After losing my Tuesday slot in the Whanganui Chronicle to Kevin Page, I did pause to ask myself if I had anything to say.

"The vanity and laziness of the artist is matched by the self indulgent blindness of the people," counselled Durell but, he continued, "there is always the chance that the writer stumbles on The Great Inkling - the blinding second of illumination."

The "millisphere" explores the fact that there have never been so many humans inhabiting the world - coming up for eight billion. Forget everything else - this is the biggest issue facing the earth in the 21st century.
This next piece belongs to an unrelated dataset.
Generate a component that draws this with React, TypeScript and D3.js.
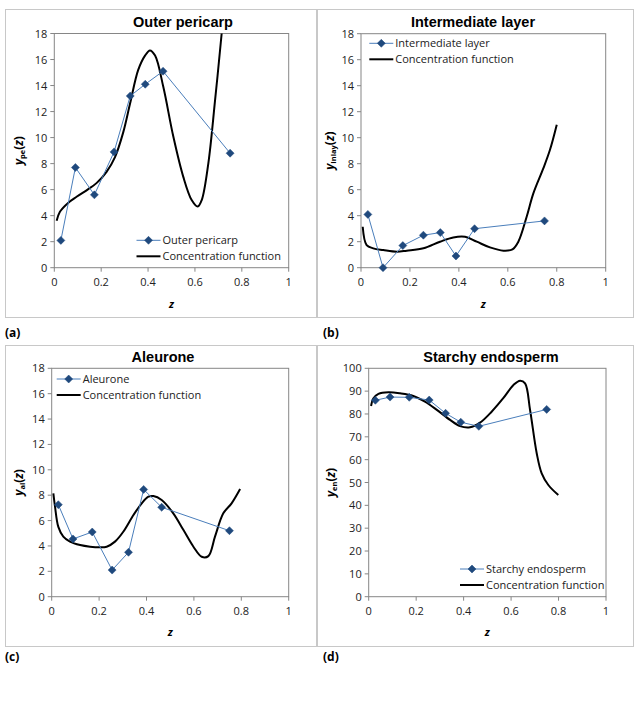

Each millisphere has a unique environment. As the Nile approaches the Mediterranean it fans out into multiple branches, lakes and wetlands. Near Alexandria is Lake Mariout. During antiquity the lake covered 700 square kilometres. In the beginning of the 20th century it was 200sq km and in the beginning of the 21st century it had shrunk to 50sq km. Originally it had no mouth to the Mediterranean and oscillated between freshwater and dry before the Nile floods. In 1801, during the siege of Alexandria, the British cut the freshwater canal to Alexandria and Lake Mariout turned from freshwater to brackish.
Today the lake is also polluted by sewage and factory waste.

In Egypt's 2011-12 parliamentary elections the Muslim Brotherhood's Freedom and Justice Party won nearly half the seats. Attacks on Coptic Christians and tourists, corruption and general ineptitude led to the overthrow of Morsi's "brotherhood" government in 2013.

Alexandria's future lies in its past when, unlike today, it was a multicultural intellectual beacon in the Mediterranean.